**Entries:**
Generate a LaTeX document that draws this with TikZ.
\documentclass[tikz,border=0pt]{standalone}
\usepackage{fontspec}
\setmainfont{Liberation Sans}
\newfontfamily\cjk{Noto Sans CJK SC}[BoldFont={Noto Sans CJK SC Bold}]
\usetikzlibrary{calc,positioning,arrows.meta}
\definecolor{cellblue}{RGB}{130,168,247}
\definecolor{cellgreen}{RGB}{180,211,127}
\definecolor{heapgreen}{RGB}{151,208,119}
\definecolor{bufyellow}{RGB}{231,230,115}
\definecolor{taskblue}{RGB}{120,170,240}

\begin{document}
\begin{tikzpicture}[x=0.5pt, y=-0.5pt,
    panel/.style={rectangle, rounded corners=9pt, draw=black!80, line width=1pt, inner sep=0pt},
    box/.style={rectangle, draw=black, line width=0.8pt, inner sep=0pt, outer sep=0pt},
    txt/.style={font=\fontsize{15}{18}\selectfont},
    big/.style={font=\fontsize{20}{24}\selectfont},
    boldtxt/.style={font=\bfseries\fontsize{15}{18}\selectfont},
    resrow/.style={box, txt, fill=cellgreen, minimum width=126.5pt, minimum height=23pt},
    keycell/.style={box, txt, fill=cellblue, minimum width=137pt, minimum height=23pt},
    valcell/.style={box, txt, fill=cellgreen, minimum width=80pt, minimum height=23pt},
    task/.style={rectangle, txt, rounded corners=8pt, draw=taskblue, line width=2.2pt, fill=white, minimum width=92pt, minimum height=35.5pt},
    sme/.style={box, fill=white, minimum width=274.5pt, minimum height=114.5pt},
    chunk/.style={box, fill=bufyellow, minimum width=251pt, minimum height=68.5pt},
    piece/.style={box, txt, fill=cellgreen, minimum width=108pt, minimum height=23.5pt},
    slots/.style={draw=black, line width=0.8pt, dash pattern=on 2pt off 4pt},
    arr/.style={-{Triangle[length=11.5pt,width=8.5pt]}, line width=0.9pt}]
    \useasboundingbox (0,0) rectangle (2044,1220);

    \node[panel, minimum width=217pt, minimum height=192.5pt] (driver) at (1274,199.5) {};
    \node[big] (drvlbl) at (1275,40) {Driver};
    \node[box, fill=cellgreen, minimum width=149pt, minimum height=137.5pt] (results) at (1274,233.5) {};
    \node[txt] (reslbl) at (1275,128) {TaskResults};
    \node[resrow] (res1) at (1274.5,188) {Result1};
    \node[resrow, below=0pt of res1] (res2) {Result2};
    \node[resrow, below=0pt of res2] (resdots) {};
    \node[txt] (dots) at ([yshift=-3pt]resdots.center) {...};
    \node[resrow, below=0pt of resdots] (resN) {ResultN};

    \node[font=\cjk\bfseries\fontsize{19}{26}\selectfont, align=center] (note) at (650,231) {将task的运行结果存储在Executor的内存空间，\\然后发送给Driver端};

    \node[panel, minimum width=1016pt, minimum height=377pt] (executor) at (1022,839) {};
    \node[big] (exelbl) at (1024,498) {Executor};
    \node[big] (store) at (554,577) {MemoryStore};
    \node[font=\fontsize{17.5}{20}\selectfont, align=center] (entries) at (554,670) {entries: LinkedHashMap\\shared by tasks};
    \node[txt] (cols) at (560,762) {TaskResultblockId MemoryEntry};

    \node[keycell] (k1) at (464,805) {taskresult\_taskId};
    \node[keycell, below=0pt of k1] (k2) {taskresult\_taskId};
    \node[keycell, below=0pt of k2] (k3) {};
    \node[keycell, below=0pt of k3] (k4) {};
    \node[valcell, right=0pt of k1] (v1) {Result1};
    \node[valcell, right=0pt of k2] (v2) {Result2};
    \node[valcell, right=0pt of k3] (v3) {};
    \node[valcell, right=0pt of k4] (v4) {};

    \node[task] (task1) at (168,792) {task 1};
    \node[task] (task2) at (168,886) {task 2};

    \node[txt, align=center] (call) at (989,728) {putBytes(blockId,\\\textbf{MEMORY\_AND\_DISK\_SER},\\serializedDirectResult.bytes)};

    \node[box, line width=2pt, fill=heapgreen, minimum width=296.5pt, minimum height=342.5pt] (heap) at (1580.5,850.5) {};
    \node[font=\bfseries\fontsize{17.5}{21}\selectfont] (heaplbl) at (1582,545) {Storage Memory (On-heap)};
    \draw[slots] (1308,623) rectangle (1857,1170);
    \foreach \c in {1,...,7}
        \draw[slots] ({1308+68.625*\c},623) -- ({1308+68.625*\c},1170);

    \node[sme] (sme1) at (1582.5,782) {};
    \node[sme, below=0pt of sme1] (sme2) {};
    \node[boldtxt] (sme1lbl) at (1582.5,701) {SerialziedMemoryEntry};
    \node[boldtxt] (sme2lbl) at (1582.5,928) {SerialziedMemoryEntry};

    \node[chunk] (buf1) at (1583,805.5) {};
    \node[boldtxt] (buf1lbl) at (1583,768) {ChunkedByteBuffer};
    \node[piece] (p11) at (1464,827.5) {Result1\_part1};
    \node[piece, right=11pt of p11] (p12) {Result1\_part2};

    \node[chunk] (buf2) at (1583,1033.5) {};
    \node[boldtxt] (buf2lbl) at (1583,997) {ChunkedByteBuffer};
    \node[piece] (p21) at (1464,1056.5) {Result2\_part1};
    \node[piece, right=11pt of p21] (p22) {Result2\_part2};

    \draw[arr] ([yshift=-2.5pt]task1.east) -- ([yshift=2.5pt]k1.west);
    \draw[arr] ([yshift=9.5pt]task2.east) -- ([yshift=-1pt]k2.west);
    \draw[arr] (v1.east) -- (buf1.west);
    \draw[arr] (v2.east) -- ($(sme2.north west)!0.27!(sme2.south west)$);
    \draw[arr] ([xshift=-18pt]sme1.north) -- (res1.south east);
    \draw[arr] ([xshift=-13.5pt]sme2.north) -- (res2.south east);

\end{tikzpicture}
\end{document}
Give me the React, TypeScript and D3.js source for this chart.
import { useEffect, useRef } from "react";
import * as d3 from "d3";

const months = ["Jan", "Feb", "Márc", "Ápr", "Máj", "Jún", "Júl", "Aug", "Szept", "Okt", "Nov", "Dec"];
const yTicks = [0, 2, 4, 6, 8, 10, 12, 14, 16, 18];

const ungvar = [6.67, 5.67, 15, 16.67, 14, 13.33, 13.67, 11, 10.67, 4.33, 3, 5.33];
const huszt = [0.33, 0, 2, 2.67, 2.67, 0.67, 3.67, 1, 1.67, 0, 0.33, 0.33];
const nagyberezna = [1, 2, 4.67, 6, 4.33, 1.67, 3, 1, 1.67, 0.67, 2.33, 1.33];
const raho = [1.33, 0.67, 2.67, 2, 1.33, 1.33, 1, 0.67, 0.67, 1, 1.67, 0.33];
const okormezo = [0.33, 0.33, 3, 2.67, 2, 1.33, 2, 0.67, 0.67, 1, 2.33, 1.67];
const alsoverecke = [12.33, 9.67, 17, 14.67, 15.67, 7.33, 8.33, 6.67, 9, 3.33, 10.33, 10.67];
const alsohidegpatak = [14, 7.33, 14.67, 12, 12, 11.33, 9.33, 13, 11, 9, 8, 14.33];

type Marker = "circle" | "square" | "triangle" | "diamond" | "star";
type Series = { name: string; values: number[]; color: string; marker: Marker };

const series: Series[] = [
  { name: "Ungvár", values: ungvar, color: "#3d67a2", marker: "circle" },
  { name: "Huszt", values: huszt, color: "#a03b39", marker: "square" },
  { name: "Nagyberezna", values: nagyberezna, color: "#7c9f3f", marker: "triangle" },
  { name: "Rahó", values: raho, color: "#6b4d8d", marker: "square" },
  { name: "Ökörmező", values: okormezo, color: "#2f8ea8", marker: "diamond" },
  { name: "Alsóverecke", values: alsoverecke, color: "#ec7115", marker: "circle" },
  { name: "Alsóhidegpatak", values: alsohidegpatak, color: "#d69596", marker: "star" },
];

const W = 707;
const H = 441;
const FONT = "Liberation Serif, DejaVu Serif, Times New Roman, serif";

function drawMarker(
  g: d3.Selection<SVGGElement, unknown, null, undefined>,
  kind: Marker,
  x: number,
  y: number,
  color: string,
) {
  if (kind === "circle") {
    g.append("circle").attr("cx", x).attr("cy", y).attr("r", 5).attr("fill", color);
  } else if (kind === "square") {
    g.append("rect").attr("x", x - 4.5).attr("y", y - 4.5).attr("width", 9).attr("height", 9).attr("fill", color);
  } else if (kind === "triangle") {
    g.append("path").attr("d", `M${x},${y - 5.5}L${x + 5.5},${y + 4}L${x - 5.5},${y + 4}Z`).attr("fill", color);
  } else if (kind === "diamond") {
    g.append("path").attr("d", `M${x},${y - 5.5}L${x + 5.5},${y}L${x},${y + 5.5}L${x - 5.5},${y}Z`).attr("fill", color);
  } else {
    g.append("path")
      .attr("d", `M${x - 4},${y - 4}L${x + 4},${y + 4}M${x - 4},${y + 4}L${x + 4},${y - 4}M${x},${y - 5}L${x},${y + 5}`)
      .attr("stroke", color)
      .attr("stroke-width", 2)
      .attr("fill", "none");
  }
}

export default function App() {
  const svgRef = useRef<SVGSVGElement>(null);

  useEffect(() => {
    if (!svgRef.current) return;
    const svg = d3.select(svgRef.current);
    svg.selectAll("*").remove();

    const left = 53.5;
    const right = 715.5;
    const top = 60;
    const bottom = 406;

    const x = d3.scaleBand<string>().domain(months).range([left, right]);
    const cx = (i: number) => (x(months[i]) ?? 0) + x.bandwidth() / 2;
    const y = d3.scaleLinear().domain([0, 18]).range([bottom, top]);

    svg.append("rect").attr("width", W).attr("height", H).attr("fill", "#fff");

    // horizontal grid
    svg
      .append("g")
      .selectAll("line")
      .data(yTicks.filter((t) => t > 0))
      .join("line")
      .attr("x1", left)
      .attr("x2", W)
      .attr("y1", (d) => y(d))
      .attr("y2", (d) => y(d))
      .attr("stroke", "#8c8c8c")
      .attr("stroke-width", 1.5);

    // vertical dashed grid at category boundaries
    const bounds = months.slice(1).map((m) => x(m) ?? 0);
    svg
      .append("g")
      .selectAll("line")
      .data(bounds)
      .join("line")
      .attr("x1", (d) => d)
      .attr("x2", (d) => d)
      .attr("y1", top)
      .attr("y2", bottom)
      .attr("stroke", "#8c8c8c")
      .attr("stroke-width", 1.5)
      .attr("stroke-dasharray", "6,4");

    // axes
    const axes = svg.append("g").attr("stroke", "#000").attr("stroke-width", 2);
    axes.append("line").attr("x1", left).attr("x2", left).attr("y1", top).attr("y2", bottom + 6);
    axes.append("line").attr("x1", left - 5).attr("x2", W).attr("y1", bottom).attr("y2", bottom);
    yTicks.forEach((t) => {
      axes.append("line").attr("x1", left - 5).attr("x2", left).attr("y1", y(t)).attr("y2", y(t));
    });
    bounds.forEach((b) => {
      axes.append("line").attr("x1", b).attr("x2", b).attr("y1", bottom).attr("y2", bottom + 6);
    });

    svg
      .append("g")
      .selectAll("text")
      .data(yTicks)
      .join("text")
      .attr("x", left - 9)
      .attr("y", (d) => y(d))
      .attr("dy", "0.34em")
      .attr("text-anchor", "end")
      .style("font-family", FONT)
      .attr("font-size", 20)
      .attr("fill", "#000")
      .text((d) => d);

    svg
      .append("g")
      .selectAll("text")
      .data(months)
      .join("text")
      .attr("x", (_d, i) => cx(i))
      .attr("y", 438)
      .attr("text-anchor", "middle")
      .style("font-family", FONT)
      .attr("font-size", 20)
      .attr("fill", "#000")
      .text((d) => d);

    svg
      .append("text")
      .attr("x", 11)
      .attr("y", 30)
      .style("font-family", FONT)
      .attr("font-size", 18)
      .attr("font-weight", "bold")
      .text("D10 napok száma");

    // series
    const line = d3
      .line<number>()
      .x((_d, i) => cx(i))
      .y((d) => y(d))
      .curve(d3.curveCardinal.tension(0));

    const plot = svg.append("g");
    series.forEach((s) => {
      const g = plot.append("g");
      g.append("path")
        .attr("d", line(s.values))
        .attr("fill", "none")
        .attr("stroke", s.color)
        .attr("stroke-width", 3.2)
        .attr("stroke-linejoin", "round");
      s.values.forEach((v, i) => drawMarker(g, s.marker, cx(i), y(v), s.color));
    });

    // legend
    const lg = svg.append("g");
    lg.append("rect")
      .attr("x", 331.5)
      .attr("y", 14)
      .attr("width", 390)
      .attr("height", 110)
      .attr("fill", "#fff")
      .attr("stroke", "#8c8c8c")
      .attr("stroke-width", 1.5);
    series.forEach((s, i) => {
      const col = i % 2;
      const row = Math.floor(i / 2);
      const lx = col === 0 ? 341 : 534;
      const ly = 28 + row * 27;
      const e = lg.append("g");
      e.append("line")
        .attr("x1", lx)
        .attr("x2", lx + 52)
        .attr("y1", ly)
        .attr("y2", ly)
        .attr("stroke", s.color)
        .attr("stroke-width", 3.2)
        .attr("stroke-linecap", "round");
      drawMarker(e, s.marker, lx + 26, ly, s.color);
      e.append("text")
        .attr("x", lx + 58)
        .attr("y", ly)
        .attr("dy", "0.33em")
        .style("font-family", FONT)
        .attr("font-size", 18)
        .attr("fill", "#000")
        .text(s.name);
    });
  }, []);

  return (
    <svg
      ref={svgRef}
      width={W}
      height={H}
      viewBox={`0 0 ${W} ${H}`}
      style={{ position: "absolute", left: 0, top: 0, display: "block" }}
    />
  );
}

**Given exercise:**
Repeat exactly the lines running from the one with "Give me the" through the one with "DejaVu Serif, Times", both included.

**Output of the exercise:**
Give me the React, TypeScript and D3.js source for this chart.
import { useEffect, useRef } from "react";
import * as d3 from "d3";

const months = ["Jan", "Feb", "Márc", "Ápr", "Máj", "Jún", "Júl", "Aug", "Szept", "Okt", "Nov", "Dec"];
const yTicks = [0, 2, 4, 6, 8, 10, 12, 14, 16, 18];

const ungvar = [6.67, 5.67, 15, 16.67, 14, 13.33, 13.67, 11, 10.67, 4.33, 3, 5.33];
const huszt = [0.33, 0, 2, 2.67, 2.67, 0.67, 3.67, 1, 1.67, 0, 0.33, 0.33];
const nagyberezna = [1, 2, 4.67, 6, 4.33, 1.67, 3, 1, 1.67, 0.67, 2.33, 1.33];
const raho = [1.33, 0.67, 2.67, 2, 1.33, 1.33, 1, 0.67, 0.67, 1, 1.67, 0.33];
const okormezo = [0.33, 0.33, 3, 2.67, 2, 1.33, 2, 0.67, 0.67, 1, 2.33, 1.67];
const alsoverecke = [12.33, 9.67, 17, 14.67, 15.67, 7.33, 8.33, 6.67, 9, 3.33, 10.33, 10.67];
const alsohidegpatak = [14, 7.33, 14.67, 12, 12, 11.33, 9.33, 13, 11, 9, 8, 14.33];

type Marker = "circle" | "square" | "triangle" | "diamond" | "star";
type Series = { name: string; values: number[]; color: string; marker: Marker };

const series: Series[] = [
  { name: "Ungvár", values: ungvar, color: "#3d67a2", marker: "circle" },
  { name: "Huszt", values: huszt, color: "#a03b39", marker: "square" },
  { name: "Nagyberezna", values: nagyberezna, color: "#7c9f3f", marker: "triangle" },
  { name: "Rahó", values: raho, color: "#6b4d8d", marker: "square" },
  { name: "Ökörmező", values: okormezo, color: "#2f8ea8", marker: "diamond" },
  { name: "Alsóverecke", values: alsoverecke, color: "#ec7115", marker: "circle" },
  { name: "Alsóhidegpatak", values: alsohidegpatak, color: "#d69596", marker: "star" },
];

const W = 707;
const H = 441;
const FONT = "Liberation Serif, DejaVu Serif, Times New Roman, serif";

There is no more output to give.